When I wrote about Fennesz’s “Black Sea” the other week, I mentioned how Christian Fennesz’s guitar-playing was becoming more prominent and less treated in places on this set. I mentioned, as is my pathological habit, James Blackshaw. But it strikes me this morning that the comparison is even more relevant to Mountains on “Map Table”, in the way the thoughtful acoustic progressions begin as kind of conservatory kin to the Takoma School, and then gravitate towards something more silvery and unanchored.
“Map Table” for all its distant crackle and phase, would fit rather neatly onto one of Tompkin Square’s “Imaginational Anthems” comps; perhaps a better comparison than Blackshaw might be someone like Greg Davis, who augments his picking with various kosmische electronica.

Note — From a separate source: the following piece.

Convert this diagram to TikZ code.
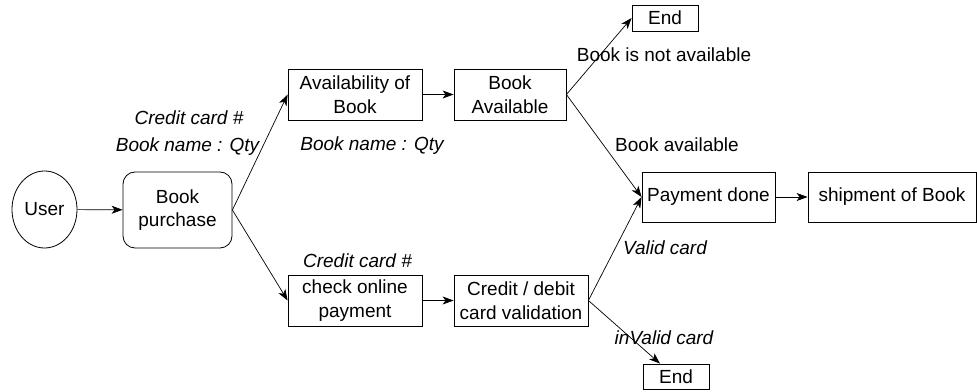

The guitar continues to pick its way through “Telescope”, and the immersive hum is such here that I keep thinking of, perhaps, Popol Vuh at their most contemplative – “In Den Garten Pharaos”, maybe? By the end, the guitar is starting to strafe, and the inevitable reference point of Michael Rother comes into play, too. But this is a thoroughly engrossing record. I’ve just had a look at their myspace, and there aren’t any new tracks, but the stuff there should give you a clue as to why I’m making a fuss, hopefully.
(Ha! Actually belatedly read to the end of the press release and it mentions Harmonia, Cluster and Popol Vuh. Symbiosis!)